Regional Resource Management for Service Provisioning in LEO Satellite Networks: A Topology Feature-Based DRL Approach

TL;DR

This paper introduces a topology feature-based deep reinforcement learning algorithm for regional resource management in LEO satellite networks, enabling adaptive, scalable, and efficient E2E service provisioning amid topology dynamics.

Contribution

It proposes a novel RRM mode and a DRL algorithm that adapt to network scale changes, improving service performance and convergence speed.

Findings

Achieves over 2.7% to 11.9% performance gains compared to existing algorithms.

Demonstrates rapid convergence and adaptability to network scale variations.
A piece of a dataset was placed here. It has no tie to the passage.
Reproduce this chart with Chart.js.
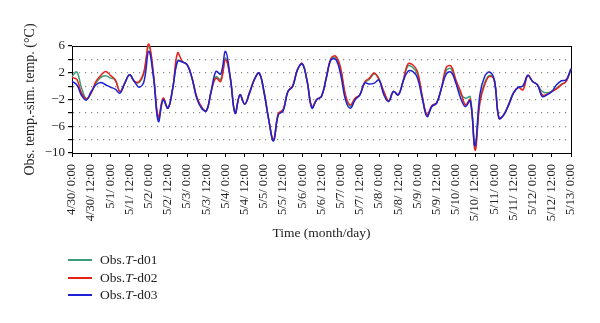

Effectively manages resource chains for end-to-end service provisioning.

Abstract

Satellite networks with wide coverage are considered natural extensions to terrestrial networks for their long-distance end-to-end (E2E) service provisioning. However, the inherent topology dynamics of low earth orbit satellite networks and the uncertain network scales bring an inevitable requirement that resource chains for E2E service provisioning must be efficiently re-planned. Therefore, achieving highly adaptive resource management is of great significance in practical deployment applications. This paper first designs a regional resource management (RRM) mode and further formulates the RRM problem that can provide a unified decision space independent of the network scale. Subsequently, leveraging the RRM mode and deep reinforcement learning framework, we develop a topology feature-based dynamic and adaptive resource management algorithm to combat the varying network scales. The proposed algorithm successfully takes into account the fixed output dimension of the neural network and the changing resource chains for E2E service provisioning. The matched design of the service orientation information and phased reward function effectively improves the service performance of the algorithm under the RRM mode. The numerical results demonstrate that the proposed algorithm with the best convergence performance and fastest convergence rate significantly improves service performance for varying network scales, with gains over compared algorithms of more than 2.7%, 11.9%, and 10.2%, respectively.